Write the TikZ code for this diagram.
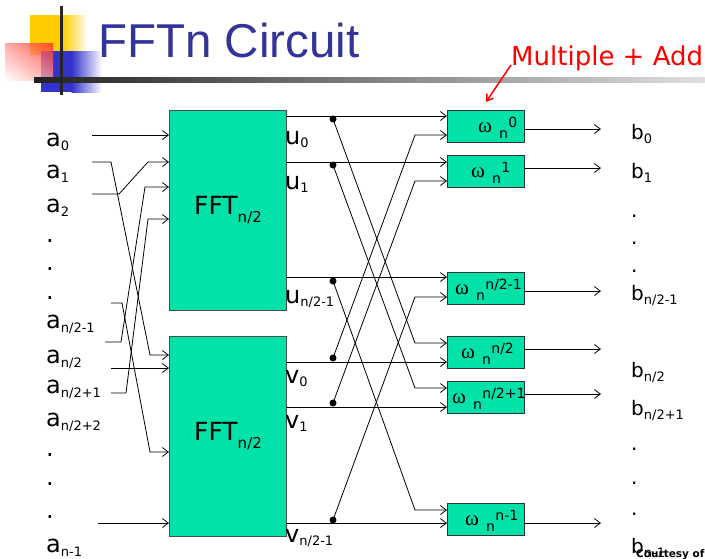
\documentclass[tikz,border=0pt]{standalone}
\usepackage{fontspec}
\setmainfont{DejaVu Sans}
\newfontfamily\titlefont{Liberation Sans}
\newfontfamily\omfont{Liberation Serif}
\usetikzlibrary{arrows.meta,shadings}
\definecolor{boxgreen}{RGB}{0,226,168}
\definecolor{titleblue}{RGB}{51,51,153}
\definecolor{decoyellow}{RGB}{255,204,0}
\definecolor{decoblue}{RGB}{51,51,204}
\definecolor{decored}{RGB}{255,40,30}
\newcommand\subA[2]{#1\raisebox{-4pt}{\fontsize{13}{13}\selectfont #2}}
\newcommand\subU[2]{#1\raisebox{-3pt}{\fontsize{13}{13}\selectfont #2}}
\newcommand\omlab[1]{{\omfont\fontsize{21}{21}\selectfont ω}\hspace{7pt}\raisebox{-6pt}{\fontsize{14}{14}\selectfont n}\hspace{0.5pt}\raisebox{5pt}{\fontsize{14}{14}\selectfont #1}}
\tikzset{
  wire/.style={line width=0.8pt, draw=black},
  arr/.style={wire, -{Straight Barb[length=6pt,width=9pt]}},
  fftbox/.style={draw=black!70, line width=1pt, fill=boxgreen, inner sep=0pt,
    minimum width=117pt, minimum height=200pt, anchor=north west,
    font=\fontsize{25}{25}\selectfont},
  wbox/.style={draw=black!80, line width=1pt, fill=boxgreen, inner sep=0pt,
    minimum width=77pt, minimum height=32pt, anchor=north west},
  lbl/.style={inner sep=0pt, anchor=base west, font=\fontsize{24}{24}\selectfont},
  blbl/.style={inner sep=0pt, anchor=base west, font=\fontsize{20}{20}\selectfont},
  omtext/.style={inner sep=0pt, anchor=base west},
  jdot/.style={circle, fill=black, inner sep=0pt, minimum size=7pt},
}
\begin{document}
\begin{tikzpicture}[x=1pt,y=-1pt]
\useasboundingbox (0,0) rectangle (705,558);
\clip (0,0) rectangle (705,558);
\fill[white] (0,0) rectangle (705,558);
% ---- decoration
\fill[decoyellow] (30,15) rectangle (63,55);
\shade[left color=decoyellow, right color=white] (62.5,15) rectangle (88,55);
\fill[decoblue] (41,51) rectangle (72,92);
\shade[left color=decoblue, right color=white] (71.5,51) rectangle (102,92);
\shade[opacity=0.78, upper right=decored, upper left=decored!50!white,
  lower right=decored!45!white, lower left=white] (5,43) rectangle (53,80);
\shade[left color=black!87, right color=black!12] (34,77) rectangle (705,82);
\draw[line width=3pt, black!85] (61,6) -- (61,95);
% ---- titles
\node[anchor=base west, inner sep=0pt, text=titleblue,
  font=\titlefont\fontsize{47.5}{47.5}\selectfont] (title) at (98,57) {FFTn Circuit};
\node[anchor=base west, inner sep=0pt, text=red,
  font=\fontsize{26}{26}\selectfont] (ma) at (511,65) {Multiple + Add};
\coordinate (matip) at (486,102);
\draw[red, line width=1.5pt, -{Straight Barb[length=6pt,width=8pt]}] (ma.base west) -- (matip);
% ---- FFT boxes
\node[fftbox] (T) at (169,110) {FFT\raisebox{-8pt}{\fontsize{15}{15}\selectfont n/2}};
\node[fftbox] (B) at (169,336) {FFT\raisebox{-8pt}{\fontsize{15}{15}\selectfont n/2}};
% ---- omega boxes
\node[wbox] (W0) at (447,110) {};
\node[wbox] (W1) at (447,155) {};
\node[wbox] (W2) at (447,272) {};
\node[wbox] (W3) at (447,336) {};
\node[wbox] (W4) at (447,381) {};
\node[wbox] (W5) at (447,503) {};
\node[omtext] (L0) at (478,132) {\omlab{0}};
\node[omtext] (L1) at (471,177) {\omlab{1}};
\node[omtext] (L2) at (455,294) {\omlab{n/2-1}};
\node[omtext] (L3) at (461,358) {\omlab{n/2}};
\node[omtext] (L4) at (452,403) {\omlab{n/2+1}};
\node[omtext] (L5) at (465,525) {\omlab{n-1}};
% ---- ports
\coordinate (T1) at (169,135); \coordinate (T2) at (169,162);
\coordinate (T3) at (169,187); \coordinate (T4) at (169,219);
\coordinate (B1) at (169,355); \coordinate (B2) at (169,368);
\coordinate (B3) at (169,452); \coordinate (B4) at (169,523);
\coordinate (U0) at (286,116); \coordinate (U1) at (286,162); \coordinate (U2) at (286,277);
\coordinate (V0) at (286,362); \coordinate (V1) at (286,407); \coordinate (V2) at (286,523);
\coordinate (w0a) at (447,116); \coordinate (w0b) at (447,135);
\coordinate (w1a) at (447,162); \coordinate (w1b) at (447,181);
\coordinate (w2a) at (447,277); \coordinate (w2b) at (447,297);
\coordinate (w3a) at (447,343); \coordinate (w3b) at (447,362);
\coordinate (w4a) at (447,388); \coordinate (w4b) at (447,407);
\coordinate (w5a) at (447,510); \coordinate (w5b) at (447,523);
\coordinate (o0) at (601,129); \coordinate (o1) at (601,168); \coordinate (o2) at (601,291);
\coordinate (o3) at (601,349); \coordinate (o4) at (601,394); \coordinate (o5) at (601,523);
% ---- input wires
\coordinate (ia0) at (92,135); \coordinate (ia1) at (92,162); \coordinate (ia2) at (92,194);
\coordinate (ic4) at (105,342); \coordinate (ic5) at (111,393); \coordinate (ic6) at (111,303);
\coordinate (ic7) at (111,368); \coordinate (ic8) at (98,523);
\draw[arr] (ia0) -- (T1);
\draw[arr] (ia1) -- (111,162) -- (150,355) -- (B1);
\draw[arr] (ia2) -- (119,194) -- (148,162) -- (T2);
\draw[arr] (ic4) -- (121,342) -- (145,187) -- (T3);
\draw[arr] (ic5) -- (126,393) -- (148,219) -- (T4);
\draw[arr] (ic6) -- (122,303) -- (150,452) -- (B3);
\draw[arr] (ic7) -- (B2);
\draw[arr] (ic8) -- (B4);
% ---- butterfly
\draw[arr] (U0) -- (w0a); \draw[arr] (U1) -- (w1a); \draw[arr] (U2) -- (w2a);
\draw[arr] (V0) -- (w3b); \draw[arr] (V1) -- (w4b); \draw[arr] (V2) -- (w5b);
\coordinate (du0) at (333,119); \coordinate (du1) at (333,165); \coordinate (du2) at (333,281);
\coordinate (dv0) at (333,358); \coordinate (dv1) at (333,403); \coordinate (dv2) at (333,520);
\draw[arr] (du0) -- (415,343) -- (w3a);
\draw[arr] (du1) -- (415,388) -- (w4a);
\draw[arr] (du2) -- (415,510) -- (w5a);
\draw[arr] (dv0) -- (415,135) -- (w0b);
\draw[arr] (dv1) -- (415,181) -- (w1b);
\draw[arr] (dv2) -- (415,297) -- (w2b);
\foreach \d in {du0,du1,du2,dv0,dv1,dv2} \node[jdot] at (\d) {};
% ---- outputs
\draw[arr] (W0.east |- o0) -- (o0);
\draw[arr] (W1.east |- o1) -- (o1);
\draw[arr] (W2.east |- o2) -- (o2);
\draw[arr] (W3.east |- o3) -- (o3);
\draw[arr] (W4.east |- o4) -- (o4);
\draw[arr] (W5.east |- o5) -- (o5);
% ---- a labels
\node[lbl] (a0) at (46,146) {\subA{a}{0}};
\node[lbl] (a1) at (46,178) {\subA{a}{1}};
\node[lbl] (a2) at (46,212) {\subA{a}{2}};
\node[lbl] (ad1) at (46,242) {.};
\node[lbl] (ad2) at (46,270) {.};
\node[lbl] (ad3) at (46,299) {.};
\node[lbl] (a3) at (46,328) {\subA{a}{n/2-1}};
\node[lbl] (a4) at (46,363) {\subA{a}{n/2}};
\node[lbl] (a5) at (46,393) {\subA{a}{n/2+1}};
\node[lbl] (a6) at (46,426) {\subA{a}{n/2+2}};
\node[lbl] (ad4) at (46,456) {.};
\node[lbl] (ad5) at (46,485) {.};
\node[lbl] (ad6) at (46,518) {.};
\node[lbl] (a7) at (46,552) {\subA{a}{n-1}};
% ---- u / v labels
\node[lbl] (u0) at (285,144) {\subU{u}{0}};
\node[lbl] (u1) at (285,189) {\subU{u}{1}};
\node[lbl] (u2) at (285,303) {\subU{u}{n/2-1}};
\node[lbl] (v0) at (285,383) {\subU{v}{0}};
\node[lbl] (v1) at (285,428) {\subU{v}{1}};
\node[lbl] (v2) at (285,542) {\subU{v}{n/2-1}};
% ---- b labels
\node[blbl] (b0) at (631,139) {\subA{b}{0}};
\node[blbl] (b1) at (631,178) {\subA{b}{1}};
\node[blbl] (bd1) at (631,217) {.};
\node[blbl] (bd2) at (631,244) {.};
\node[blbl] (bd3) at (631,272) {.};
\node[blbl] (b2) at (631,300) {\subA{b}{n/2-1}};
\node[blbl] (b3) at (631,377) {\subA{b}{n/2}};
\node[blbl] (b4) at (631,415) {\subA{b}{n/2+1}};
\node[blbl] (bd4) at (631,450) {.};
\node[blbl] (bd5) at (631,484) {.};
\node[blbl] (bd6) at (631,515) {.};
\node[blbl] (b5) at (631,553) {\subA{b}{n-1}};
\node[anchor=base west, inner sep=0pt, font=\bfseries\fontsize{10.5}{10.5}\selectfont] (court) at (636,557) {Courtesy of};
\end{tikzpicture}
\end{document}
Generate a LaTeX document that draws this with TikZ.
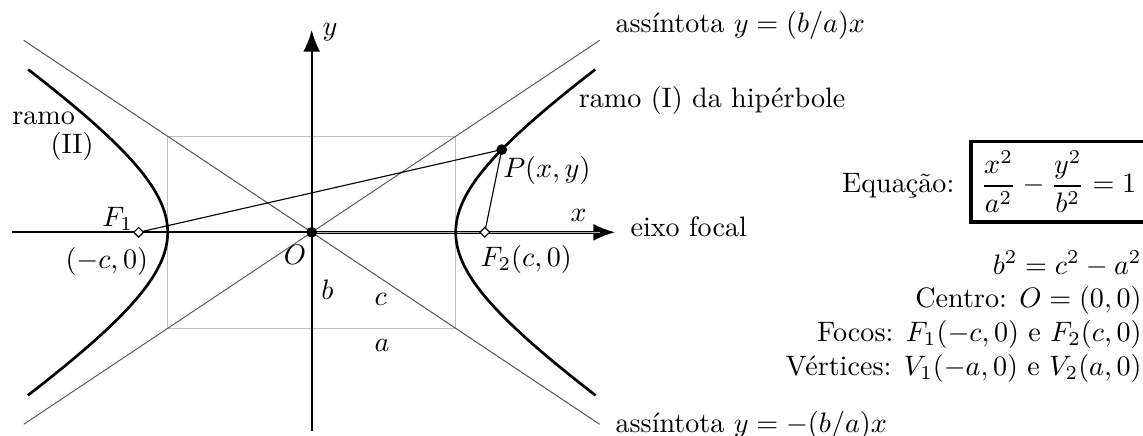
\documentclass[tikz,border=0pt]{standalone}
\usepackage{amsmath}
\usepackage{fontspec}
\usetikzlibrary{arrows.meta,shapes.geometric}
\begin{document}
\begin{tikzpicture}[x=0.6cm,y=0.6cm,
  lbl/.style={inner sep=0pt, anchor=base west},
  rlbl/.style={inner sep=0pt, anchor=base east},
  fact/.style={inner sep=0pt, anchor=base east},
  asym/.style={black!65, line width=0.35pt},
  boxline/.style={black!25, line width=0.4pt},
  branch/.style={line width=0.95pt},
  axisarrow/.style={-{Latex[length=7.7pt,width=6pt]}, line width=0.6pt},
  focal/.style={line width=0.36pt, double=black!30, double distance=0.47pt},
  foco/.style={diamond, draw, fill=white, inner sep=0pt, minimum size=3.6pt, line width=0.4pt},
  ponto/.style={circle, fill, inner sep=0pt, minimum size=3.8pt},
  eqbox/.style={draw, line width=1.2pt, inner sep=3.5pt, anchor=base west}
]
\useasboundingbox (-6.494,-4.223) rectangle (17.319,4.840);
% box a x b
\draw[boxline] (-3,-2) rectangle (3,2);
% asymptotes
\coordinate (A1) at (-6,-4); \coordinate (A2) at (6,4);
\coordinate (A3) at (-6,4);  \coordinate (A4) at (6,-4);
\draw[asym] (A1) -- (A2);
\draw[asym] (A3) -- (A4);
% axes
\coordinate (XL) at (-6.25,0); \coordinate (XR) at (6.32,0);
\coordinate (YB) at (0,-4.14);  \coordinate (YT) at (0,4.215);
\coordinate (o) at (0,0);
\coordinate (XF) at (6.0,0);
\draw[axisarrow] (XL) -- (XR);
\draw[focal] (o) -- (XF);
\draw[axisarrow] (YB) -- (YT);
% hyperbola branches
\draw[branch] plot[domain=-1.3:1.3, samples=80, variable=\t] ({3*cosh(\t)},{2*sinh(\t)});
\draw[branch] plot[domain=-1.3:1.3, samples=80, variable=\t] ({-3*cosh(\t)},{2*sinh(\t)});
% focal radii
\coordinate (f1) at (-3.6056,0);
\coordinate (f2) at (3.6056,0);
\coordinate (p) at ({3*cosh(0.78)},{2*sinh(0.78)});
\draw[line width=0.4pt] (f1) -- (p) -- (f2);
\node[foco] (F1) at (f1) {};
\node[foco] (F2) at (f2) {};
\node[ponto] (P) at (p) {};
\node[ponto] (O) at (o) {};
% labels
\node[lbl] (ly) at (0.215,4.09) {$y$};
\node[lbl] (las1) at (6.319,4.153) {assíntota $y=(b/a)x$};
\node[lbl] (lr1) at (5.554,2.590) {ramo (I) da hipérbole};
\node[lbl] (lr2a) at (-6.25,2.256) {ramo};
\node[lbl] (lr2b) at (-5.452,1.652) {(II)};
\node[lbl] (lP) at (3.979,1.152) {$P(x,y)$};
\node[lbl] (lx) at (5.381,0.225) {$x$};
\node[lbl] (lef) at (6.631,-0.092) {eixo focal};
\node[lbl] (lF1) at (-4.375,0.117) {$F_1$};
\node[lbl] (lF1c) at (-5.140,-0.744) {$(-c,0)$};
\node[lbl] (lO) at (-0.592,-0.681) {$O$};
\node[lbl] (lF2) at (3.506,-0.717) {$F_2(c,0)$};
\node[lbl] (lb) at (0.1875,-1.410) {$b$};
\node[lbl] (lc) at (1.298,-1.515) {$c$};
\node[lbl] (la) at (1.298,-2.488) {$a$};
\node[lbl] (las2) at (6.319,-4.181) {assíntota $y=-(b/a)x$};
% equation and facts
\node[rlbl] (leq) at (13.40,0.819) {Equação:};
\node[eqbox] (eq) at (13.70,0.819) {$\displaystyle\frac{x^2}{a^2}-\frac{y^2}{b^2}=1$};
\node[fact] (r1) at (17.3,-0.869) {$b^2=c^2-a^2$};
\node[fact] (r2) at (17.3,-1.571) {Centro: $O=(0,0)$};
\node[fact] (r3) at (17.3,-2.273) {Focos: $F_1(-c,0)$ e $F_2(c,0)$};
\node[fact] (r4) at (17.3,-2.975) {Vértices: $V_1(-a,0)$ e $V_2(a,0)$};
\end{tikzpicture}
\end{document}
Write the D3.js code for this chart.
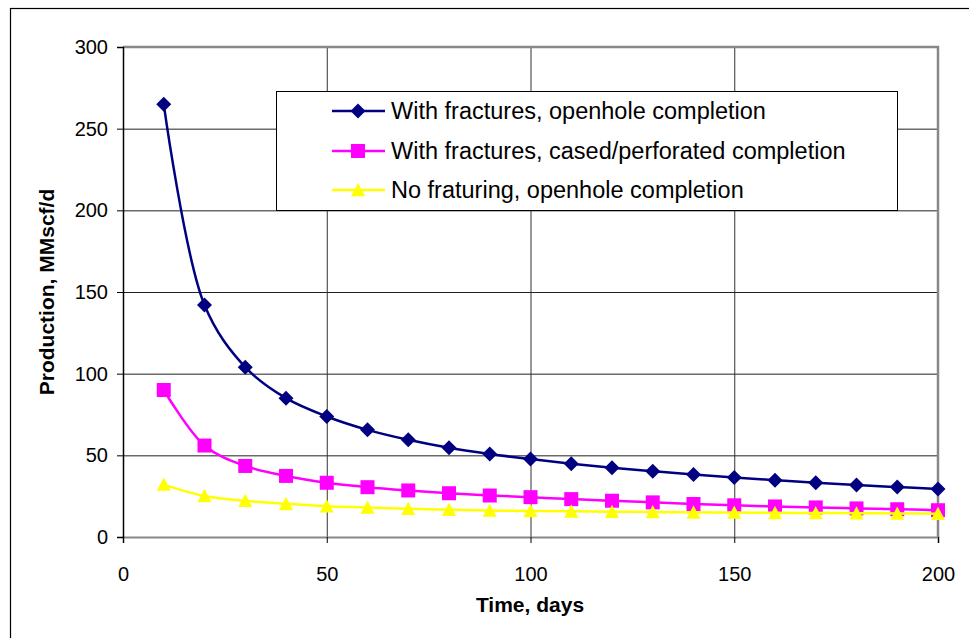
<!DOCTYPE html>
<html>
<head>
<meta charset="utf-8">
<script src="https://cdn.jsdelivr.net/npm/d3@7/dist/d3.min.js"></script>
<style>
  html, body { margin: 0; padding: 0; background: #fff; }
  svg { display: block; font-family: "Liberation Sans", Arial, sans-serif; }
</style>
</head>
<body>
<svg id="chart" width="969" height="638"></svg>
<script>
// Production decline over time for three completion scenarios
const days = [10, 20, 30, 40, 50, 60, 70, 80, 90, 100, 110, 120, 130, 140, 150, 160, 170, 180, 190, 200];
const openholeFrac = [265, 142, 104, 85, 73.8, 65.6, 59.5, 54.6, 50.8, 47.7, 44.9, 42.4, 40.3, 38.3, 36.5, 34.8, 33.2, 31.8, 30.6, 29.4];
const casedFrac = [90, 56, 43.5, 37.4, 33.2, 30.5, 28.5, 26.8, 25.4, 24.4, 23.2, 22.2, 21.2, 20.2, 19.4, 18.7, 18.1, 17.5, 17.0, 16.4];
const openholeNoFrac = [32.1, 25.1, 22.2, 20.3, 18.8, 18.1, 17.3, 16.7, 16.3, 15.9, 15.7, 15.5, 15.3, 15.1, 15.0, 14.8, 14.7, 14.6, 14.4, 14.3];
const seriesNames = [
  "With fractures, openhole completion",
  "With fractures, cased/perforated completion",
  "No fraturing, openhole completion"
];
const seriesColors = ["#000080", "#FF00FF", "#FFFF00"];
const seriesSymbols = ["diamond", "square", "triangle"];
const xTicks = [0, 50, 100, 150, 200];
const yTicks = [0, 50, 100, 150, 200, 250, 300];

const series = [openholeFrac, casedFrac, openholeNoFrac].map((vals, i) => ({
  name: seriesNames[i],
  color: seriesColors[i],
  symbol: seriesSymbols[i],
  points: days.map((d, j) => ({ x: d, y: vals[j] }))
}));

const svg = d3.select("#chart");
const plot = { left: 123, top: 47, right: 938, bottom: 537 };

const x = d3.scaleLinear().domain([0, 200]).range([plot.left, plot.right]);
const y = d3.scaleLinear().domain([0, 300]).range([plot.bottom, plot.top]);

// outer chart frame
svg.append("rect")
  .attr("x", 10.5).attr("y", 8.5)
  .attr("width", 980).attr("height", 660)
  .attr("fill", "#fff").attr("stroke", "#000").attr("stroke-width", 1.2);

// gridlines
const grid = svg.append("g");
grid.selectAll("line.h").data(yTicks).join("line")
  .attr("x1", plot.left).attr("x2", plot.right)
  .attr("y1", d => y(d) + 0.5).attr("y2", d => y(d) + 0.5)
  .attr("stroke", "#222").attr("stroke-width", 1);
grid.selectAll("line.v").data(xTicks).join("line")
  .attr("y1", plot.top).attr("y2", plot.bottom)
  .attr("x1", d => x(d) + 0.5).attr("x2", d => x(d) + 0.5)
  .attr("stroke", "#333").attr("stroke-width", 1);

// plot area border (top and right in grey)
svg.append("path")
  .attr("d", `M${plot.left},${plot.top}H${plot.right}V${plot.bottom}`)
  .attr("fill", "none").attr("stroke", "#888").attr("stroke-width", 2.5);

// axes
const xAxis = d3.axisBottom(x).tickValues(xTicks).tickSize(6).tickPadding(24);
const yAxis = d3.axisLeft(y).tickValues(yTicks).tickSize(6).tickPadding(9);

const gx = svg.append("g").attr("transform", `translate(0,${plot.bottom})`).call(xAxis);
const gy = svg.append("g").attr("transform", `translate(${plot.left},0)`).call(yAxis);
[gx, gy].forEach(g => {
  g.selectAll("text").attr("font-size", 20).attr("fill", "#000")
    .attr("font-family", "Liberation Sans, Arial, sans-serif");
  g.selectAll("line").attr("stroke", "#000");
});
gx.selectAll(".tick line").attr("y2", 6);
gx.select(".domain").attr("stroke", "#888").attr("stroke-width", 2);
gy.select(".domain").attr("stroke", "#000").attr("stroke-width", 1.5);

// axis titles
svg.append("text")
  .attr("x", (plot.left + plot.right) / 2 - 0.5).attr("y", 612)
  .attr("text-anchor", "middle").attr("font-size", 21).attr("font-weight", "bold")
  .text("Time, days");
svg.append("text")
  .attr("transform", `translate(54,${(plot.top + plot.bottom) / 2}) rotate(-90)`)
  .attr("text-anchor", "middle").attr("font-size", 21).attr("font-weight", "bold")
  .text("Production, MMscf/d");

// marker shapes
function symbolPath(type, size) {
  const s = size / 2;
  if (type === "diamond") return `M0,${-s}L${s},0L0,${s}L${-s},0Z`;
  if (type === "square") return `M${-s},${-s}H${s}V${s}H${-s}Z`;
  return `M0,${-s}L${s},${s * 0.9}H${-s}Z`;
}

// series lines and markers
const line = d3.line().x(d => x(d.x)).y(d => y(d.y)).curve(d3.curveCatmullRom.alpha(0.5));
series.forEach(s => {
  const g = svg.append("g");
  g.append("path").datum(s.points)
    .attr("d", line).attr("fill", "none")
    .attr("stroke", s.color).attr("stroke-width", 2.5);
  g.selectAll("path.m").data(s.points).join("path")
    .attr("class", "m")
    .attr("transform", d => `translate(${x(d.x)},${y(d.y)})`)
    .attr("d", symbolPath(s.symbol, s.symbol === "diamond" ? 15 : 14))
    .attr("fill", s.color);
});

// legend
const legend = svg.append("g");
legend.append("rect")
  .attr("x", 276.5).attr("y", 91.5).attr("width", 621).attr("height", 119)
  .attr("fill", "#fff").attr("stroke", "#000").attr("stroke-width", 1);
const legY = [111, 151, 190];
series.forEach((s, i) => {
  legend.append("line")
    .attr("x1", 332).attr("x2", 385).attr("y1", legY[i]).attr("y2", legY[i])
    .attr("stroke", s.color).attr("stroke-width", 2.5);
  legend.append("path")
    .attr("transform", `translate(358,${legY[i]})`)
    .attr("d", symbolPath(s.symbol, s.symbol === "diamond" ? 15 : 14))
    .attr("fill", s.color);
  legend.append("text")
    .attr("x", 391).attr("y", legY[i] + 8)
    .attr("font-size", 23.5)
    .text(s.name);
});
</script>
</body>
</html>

-------------------------

Request: Copy, from the material, each line that holds the string "this".

The response:
Write the TikZ code for this diagram.
Generate a LaTeX document that draws this with TikZ.
Write the D3.js code for this chart.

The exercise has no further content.